WHAT THE EXERCISE ASKS →
From the records, pick out and copy each line containing "that".

::::::::

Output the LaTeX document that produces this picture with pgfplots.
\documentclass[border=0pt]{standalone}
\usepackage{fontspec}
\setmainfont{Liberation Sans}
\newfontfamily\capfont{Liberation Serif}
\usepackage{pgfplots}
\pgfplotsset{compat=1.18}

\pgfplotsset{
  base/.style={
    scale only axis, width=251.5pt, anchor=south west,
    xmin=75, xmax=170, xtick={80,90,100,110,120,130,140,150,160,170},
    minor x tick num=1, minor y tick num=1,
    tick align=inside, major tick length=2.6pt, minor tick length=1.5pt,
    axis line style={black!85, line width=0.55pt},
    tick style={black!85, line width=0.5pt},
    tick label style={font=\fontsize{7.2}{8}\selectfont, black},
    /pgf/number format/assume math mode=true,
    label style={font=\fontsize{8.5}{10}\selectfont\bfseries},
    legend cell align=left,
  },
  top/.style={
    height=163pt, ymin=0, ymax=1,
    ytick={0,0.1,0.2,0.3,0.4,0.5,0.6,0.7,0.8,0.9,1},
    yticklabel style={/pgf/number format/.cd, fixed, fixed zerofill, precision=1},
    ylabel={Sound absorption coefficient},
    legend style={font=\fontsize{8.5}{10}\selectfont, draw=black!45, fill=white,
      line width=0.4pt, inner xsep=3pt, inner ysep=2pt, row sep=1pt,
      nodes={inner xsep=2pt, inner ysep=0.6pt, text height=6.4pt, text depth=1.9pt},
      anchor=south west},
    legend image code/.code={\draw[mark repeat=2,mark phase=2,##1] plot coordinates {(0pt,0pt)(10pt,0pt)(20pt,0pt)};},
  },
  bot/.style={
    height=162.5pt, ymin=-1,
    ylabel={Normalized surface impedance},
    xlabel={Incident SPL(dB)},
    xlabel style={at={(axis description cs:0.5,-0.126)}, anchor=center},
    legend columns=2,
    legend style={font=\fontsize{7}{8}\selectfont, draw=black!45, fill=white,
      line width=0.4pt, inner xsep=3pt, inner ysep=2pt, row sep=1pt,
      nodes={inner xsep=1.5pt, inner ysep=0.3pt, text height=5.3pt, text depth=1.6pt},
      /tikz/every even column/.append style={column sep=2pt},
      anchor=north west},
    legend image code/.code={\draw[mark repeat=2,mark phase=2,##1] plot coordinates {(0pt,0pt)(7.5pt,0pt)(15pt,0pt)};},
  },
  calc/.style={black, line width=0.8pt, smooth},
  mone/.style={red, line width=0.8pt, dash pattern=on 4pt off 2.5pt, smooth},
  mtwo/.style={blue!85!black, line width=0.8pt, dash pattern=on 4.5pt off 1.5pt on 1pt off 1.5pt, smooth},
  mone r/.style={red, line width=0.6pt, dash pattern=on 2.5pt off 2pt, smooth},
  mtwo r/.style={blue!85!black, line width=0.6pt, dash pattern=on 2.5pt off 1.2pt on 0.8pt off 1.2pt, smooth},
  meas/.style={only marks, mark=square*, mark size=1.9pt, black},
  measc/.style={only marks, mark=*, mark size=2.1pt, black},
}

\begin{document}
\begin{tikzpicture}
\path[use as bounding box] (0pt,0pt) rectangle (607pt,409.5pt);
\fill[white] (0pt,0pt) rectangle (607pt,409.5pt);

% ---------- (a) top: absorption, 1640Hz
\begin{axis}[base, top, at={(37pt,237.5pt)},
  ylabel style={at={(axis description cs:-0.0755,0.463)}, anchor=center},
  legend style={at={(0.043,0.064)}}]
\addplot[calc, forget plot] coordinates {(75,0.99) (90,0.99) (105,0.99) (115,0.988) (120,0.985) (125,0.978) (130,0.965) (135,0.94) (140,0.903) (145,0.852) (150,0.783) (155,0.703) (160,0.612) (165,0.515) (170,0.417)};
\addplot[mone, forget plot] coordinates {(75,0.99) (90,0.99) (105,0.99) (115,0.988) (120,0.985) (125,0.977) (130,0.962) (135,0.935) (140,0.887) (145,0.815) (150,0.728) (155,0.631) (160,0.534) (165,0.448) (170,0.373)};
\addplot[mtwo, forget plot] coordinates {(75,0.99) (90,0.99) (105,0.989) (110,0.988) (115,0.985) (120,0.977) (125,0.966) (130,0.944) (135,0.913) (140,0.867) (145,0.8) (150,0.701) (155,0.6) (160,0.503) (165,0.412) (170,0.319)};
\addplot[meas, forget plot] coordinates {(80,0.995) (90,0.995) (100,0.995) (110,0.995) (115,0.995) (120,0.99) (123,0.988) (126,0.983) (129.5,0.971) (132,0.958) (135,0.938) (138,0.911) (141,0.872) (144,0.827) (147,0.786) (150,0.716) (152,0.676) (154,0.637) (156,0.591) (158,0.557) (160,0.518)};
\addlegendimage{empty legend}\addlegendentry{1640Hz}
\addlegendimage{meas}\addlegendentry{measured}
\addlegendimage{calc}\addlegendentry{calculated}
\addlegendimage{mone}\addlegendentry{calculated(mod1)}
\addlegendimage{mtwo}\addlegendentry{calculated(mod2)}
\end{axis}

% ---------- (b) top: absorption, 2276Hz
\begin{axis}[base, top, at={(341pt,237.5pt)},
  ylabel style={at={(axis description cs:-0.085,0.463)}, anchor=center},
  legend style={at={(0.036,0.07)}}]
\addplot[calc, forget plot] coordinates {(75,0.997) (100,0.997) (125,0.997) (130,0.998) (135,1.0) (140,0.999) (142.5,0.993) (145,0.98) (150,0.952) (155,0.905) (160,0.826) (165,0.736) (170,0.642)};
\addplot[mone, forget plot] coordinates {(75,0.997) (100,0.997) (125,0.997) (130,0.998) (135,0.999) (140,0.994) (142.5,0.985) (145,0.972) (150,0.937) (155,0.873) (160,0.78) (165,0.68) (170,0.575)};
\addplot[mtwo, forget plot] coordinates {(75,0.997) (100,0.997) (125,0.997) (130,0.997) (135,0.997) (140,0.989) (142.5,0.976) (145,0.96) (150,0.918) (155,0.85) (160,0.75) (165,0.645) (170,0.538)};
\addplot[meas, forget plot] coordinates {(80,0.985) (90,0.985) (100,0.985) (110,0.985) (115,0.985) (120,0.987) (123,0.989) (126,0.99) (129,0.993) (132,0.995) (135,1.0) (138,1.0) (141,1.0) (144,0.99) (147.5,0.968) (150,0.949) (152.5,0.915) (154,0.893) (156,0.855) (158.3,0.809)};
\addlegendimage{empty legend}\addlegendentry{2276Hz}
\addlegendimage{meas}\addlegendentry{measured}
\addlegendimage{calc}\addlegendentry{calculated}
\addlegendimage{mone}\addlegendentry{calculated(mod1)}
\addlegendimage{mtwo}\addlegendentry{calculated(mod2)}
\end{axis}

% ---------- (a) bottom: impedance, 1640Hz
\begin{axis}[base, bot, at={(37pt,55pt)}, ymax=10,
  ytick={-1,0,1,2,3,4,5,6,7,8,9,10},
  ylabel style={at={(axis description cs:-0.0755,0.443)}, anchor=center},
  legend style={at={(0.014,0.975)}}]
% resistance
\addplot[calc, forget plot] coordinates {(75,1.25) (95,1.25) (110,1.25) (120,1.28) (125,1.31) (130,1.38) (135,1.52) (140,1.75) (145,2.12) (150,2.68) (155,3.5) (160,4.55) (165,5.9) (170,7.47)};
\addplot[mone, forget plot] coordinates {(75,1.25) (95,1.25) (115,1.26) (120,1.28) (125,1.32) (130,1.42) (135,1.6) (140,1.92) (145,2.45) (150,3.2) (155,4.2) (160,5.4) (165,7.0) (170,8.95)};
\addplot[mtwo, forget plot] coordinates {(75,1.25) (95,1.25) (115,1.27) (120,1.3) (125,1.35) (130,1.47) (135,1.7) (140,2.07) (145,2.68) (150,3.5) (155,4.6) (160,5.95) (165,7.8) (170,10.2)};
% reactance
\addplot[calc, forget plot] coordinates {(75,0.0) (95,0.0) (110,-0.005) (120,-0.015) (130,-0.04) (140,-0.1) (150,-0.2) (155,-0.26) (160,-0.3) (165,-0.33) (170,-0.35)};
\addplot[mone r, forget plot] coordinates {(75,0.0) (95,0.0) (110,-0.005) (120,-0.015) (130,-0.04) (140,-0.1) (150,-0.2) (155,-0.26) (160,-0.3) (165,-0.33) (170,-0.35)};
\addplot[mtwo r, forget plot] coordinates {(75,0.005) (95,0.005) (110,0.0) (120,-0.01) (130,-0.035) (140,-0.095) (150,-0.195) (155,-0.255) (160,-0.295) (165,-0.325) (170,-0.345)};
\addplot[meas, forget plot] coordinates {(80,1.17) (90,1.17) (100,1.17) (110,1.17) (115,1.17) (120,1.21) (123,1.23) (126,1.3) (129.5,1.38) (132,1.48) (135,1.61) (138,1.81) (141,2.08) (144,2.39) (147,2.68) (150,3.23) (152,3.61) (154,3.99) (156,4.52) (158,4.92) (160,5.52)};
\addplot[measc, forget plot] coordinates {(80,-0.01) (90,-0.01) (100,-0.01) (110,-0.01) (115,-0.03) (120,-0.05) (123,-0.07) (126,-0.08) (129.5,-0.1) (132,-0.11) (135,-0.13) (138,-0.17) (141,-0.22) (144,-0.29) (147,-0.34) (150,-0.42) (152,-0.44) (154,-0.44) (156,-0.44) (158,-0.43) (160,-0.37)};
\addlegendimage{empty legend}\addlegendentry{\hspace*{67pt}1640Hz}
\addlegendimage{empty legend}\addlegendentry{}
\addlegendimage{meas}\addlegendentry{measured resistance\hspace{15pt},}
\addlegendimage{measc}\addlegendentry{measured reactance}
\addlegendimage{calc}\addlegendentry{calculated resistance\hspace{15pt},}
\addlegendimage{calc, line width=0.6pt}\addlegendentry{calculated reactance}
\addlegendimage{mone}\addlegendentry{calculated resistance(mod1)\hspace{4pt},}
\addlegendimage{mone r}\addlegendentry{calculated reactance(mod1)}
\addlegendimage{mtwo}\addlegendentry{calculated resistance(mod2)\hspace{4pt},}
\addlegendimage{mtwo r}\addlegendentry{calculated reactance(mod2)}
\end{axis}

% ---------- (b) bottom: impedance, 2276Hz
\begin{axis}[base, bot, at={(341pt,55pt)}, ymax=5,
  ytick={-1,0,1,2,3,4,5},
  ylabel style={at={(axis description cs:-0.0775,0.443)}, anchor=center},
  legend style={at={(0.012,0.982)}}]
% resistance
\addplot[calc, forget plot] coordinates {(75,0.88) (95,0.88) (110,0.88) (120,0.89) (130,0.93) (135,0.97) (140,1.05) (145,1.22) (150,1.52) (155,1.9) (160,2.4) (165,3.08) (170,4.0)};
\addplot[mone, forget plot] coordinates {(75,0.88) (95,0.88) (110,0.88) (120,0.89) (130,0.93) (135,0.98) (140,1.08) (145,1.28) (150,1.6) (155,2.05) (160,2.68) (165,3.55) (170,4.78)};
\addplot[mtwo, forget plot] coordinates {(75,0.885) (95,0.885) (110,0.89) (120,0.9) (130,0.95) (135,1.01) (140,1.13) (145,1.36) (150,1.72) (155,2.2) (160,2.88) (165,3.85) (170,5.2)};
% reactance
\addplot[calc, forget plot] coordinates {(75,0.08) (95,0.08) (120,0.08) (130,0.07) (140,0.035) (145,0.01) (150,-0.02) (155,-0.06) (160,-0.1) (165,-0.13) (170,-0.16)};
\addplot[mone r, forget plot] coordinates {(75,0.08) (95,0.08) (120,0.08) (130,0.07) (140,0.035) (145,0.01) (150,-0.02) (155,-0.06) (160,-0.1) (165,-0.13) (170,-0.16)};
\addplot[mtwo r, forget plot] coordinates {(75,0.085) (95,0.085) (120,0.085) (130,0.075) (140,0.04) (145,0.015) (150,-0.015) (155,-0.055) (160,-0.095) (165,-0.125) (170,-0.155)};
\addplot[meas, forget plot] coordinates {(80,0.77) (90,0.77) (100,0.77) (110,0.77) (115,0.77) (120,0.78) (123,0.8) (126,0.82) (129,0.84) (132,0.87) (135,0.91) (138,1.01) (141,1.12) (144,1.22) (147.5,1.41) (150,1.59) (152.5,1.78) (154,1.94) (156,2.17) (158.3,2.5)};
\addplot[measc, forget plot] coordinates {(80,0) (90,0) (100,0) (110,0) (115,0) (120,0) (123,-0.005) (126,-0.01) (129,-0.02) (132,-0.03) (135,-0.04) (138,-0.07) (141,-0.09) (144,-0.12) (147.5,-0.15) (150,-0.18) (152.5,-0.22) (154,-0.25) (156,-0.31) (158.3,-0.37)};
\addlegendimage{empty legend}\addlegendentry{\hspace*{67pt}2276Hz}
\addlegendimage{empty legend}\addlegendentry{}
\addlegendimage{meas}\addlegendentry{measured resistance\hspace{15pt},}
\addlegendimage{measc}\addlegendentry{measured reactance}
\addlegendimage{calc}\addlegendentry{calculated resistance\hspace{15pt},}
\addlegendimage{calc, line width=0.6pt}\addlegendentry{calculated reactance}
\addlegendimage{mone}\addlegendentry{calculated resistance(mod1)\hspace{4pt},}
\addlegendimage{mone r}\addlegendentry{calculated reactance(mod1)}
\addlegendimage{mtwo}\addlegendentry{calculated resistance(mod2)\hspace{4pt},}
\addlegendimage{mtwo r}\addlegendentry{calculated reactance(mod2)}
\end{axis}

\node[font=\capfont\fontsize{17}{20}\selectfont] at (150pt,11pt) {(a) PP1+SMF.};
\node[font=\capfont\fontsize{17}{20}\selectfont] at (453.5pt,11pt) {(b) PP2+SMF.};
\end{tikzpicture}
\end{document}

::::::::

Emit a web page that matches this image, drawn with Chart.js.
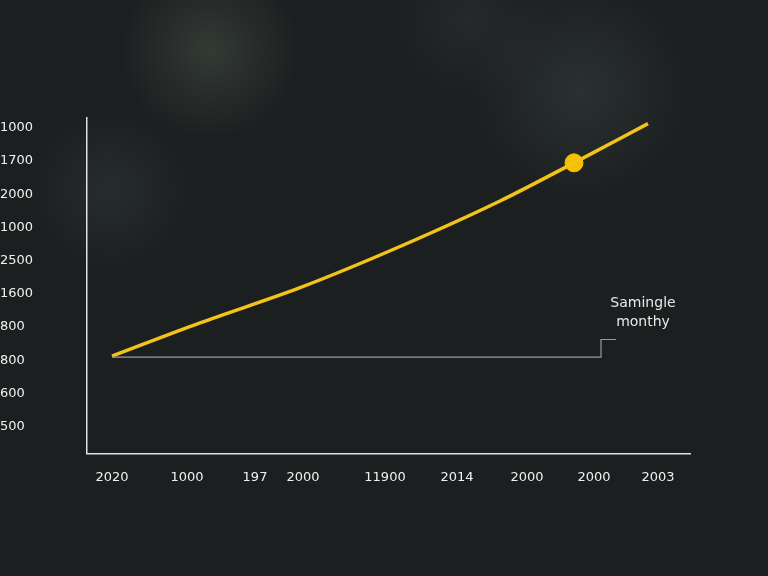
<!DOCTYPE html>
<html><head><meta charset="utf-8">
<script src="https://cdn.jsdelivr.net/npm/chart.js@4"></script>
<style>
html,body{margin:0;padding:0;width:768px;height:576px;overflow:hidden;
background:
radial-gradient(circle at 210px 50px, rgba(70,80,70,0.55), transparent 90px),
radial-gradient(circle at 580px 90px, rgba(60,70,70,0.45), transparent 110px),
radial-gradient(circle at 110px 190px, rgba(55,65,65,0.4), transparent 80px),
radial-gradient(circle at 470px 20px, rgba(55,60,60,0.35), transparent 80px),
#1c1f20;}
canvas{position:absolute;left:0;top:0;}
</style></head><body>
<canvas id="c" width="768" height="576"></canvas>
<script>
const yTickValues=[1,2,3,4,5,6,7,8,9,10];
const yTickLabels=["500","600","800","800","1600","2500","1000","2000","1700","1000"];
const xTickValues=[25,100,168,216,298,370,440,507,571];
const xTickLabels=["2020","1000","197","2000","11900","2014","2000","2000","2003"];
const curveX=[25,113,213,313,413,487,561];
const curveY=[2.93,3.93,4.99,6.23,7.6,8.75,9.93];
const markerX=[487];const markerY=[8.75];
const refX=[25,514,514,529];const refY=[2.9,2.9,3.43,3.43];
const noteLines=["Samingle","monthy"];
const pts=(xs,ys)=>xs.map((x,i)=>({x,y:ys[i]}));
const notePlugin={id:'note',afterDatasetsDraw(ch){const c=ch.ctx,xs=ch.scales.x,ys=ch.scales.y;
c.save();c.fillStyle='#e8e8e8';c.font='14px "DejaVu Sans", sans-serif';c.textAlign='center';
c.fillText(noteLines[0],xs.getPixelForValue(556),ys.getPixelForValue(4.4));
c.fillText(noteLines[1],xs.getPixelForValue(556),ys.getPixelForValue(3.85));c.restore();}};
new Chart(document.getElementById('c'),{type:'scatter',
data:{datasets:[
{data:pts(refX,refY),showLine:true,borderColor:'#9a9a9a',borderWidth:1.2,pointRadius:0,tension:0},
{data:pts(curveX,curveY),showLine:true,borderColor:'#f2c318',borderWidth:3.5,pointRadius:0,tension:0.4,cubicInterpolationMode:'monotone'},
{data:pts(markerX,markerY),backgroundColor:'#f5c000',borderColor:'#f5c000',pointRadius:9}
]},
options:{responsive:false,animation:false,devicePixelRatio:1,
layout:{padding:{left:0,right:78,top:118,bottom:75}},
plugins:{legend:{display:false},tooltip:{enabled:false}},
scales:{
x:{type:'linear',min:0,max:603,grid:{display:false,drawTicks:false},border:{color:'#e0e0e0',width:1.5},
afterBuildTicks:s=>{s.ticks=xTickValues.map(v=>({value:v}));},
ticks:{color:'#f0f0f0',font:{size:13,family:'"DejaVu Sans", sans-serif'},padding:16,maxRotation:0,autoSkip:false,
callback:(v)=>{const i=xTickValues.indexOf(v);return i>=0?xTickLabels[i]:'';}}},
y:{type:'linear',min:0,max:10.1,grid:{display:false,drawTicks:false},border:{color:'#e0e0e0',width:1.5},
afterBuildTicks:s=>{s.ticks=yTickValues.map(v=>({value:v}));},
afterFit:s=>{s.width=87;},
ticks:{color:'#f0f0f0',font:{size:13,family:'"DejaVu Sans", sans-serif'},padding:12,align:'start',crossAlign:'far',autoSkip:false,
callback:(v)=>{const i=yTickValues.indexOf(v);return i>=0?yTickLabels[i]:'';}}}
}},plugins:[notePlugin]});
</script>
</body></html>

::::::::

SOLVED PROBLEM →
Output the LaTeX document that produces this picture with pgfplots.
Emit a web page that matches this image, drawn with Chart.js.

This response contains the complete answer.